I guess Peggy Kamata still had time on Shogun's lease at 1414. Instead of shutting it down or maintaining two Shoguns in the same neighborhood, the Kamatas rebranded their first place Ichiban, and it kept on going.

Where it went was upscale. Ichiban's menu was more ambitious, and its long, shallow dining room was quieter and less busy. These were the days when most of us approached sushi with a certain Oriental reverence. The bright, mirrored room had an L-shaped sushi bar near the door. Elegant bare-wood tables filled the rest of the space.

The sushi and sashimi remained solidly superior for freshness, eye appeal, temperature, and flavor. The variety available was consistently large and interesting. The sushi chefs were frank about what they thought was especially good, and unusually friendly. The chefs often slipped you a sample of something offbeat and delectable. Ichiban was the first place I saw uni (sea urchin gonads). And where I acquired a taste for them.

All of that contributed to a vaunted reputation among sushi lovers that Shogun was as good as ever, but Ichiban was even better.

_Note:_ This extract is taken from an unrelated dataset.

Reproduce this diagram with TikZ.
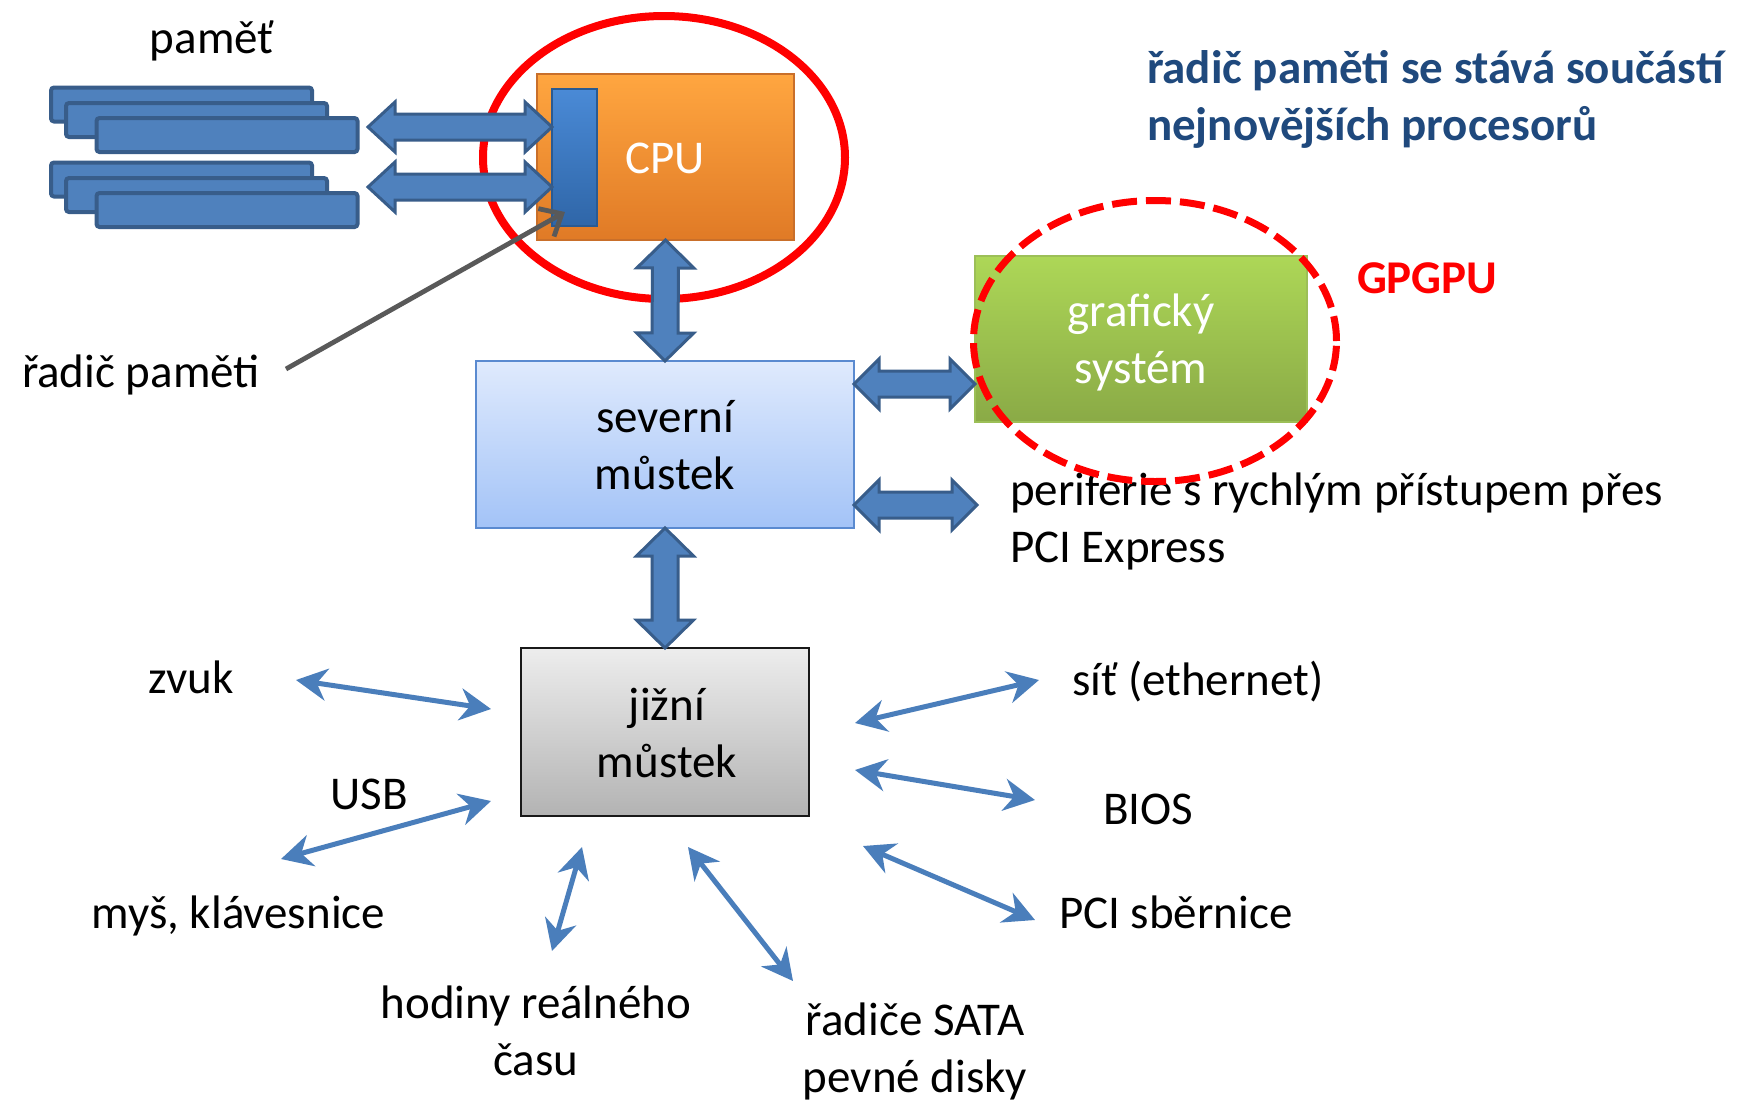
\documentclass[tikz,border=0pt]{standalone}
\usepackage{fontspec}
\setmainfont{Carlito}
\usetikzlibrary{arrows.meta,calc,shapes.geometric}
\definecolor{arrblue}{HTML}{4F81BD}
\definecolor{bordblue}{HTML}{385D8A}
\definecolor{thinblue}{HTML}{4A7EBB}
\definecolor{topblue}{HTML}{1F497D}
\definecolor{cputop}{HTML}{FFA640}
\definecolor{cpubot}{HTML}{E07A26}
\definecolor{cpuborder}{HTML}{C96F2A}
\definecolor{bartop}{HTML}{4A8AD6}
\definecolor{barbot}{HTML}{2F66A8}
\definecolor{barborder}{HTML}{2A5A92}
\definecolor{nbtop}{HTML}{DFEAFD}
\definecolor{nbbot}{HTML}{A3C3F7}
\definecolor{nbborder}{HTML}{5A8AD0}
\definecolor{sbtop}{HTML}{EDEDED}
\definecolor{sbbot}{HTML}{B3B3B3}
\definecolor{gstop}{HTML}{ADD757}
\definecolor{gsbot}{HTML}{8AAA46}
\definecolor{gsborder}{HTML}{9CBF57}
\definecolor{ptrgray}{HTML}{595959}
\newcommand{\bigf}{\fontsize{23.5pt}{28.5pt}\selectfont}
\newcommand{\myblk}[5]{%
 \path[blk] (#1)
 -- ($($(#1)!#3!(#2)$)!#4!90:(#2)$)
 -- ($($(#1)!#3!(#2)$)!#5!90:(#2)$)
 -- ($($(#2)!#3!(#1)$)!#5!-90:(#1)$)
 -- ($($(#2)!#3!(#1)$)!#4!-90:(#1)$)
 -- (#2)
 -- ($($(#2)!#3!(#1)$)!#4!90:(#1)$)
 -- ($($(#2)!#3!(#1)$)!#5!90:(#1)$)
 -- ($($(#1)!#3!(#2)$)!#5!-90:(#2)$)
 -- ($($(#1)!#3!(#2)$)!#4!-90:(#2)$)
 -- cycle;}
\begin{document}
\begin{tikzpicture}[x=0.5pt,y=-0.5pt,
  txt/.style={font=\bigf, inner sep=0pt, outer sep=0pt},
  btxt/.style={font=\bigf\bfseries, inner sep=0pt, outer sep=0pt},
  memmod/.style={draw=bordblue, fill=arrblue, line width=2pt, rounded corners=1.5pt, inner sep=0pt, minimum width=130.5pt, minimum height=17pt},
  blk/.style={draw=bordblue, fill=arrblue, line width=1.5pt, line join=miter},
  thinarr/.style={draw=thinblue, line width=2.5pt,
    {Stealth[length=15.5pt,width=16pt,inset=5pt]}-{Stealth[length=15.5pt,width=16pt,inset=5pt]}},
  ring/.style={ellipse, draw=red, inner sep=0pt},
  boxbase/.style={rectangle, inner sep=0pt, outer sep=0pt}
]
\useasboundingbox (0,0) rectangle (1742,1099);
\fill[white] (0,0) rectangle (1742,1099);

% red ring around CPU
\node[ring, line width=4pt, minimum width=181pt, minimum height=141.5pt] (ring1) at (664,157.5) {};

% memory modules
\node[memmod] (m1a) at (181.5,104.5) {};
\node[memmod] (m1b) at (196.5,120) {};
\node[memmod] (m1c) at (227,135) {};
\node[memmod] (m2a) at (181.5,179.5) {};
\node[memmod] (m2b) at (196.5,195) {};
\node[memmod] (m2c) at (227,210) {};

% CPU and controller bar
\node[boxbase, top color=cputop, bottom color=cpubot, draw=cpuborder, line width=0.6pt,
      minimum width=128.5pt, minimum height=83pt] (cpu) at (665.5,157) {};
\node[boxbase, top color=bartop, bottom color=barbot, draw=barborder, line width=0.8pt,
      minimum width=22.5pt, minimum height=68.5pt] (bar) at (574.5,157.5) {};

% bridges and graphics
\node[boxbase, top color=nbtop, bottom color=nbbot, draw=nbborder, line width=0.9pt,
      minimum width=189pt, minimum height=83.5pt] (nb) at (665,444.5) {};
\node[boxbase, top color=sbtop, bottom color=sbbot, draw=black!90, line width=1pt,
      minimum width=144pt, minimum height=84pt] (sb) at (665,732) {};
\node[boxbase, top color=gstop, bottom color=gsbot, draw=gsborder, line width=0.6pt,
      minimum width=166pt, minimum height=83pt] (gs) at (1141,339) {};

% block arrow end points
\coordinate (m1l) at (368,127);
\coordinate (m1r) at (bar.west |- m1l);
\coordinate (m2l) at (368,187);
\coordinate (m2r) at (bar.west |- m2l);
\coordinate (gsl) at (nb.east |- 0,384);
\coordinate (gsr) at (gs.west |- 0,384);
\coordinate (pel) at (nb.east |- 0,505);
\coordinate (per) at (977,505);

\myblk{m1l}{m1r}{13.5pt}{12.5pt}{6.5pt}
\myblk{m2l}{m2r}{13.5pt}{12.5pt}{6.5pt}
\myblk{cpu.south}{nb.north}{14pt}{14.25pt}{6.5pt}
\myblk{nb.south}{sb.north}{14pt}{14.25pt}{6.5pt}
\myblk{gsl}{gsr}{12.5pt}{12.5pt}{6.5pt}
\myblk{pel}{per}{12.5pt}{12.5pt}{6.5pt}

% pointer to memory controller
\coordinate (ptrs) at (286,369);
\coordinate (ptre) at (565,212);
\draw[ptrgray, line width=2.4pt, -{Straight Barb[length=9pt,width=16pt,line width=2.4pt]}] (ptrs) -- (ptre);

% thin arrows from south bridge
\coordinate (zv1) at (296,680);  \coordinate (zv2) at (491,709);
\coordinate (us1) at (491,801);  \coordinate (us2) at (281,859);
\coordinate (ho1) at (582,847);  \coordinate (ho2) at (552,951);
\coordinate (sa1) at (688,847);  \coordinate (sa2) at (793,981);
\coordinate (si1) at (855,723);  \coordinate (si2) at (1039,680);
\coordinate (bi1) at (855,770);  \coordinate (bi2) at (1035,800);
\coordinate (pc1) at (863,846);  \coordinate (pc2) at (1035,920);
\draw[thinarr] (zv1) -- (zv2);
\draw[thinarr] (us1) -- (us2);
\draw[thinarr] (ho1) -- (ho2);
\draw[thinarr] (sa1) -- (sa2);
\draw[thinarr] (si1) -- (si2);
\draw[thinarr] (bi1) -- (bi2);
\draw[thinarr] (pc1) -- (pc2);

% texts
\node[txt, anchor=base] (pamet) at (212,53) {paměť};
\node[txt, anchor=base west] (rplab) at (22,387) {řadič paměti};
\node[txt, anchor=base, text=white] (cputxt) at (665,173) {CPU};
\node[txt, anchor=base] (nbtxt) at (665,432) {\begin{tabular}[t]{@{}c@{}}severní\\můstek\end{tabular}};
\node[txt, anchor=base] (sbtxt) at (667,720) {\begin{tabular}[t]{@{}c@{}}jižní\\můstek\end{tabular}};
\node[txt, anchor=base, text=white] (gstxt) at (1141,326) {\begin{tabular}[t]{@{}c@{}}grafický\\systém\end{tabular}};
\node[btxt, anchor=base west, text=red] (gpgpu) at (1357,293) {GPGPU};
\node[btxt, anchor=base west, text=topblue] (title) at (1147,83) {\begin{tabular}[t]{@{}l@{}}řadič paměti se stává součástí\\nejnovějších procesorů\end{tabular}};
\node[txt, anchor=base west] (perif) at (1010,505) {\begin{tabular}[t]{@{}l@{}}periferie s rychlým přístupem přes\\PCI Express\end{tabular}};
\node[txt, anchor=base] (zvuk) at (191,693) {zvuk};
\node[txt, anchor=base] (usb) at (369,809) {USB};
\node[txt, anchor=base east] (mys) at (385,928) {myš, klávesnice};
\node[txt, anchor=base] (hod) at (536,1018) {\begin{tabular}[t]{@{}c@{}}hodiny reálného\\času\end{tabular}};
\node[txt, anchor=base] (sata) at (915,1035) {\begin{tabular}[t]{@{}c@{}}řadiče SATA\\pevné disky\end{tabular}};
\node[txt, anchor=base west] (sit) at (1072,695) {síť (ethernet)};
\node[txt, anchor=base west] (bios) at (1103,824) {BIOS};
\node[txt, anchor=base west] (pci) at (1059,928) {PCI sběrnice};

% dashed ring around graphics
\node[ring, line width=3.5pt, dash pattern=on 12.5pt off 4.5pt, minimum width=181.5pt, minimum height=140.5pt] (ring2) at (1155,341) {};
\end{tikzpicture}
\end{document}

And there was more. Ichiban performed a range of non-sushi Japanese cooking that few other restaurants even tried. Tableside preparations of sukiyaki, shabu shabu, and yosenabe were particularly outstanding. They involve thin slices of beef (or seafood, in the yosenabe). You would cook them yourself in pans of simmering stock at the table. The raw materials were beautiful, and the waitresses (few male servers worked in Japanese restaurants back then) took delight in setting up the repast and explaining it.

Those dishes and many other items on Ichiban's menu have become rare in Japanese restaurants. Shogun still does them, and a few Vietnamese places cook similar dishes. But I can't say I recall a Japanese restaurant that gave me more pleasure than Ichiban did.

But trends in the public taste made themselves apparent, and Ichiban shut down after a few years. And now we have lots of sushi bars with little else besides sushi, tempura, and teriyaki. Which represents a decline in their menus' appeal. But you can't fight the market, can you?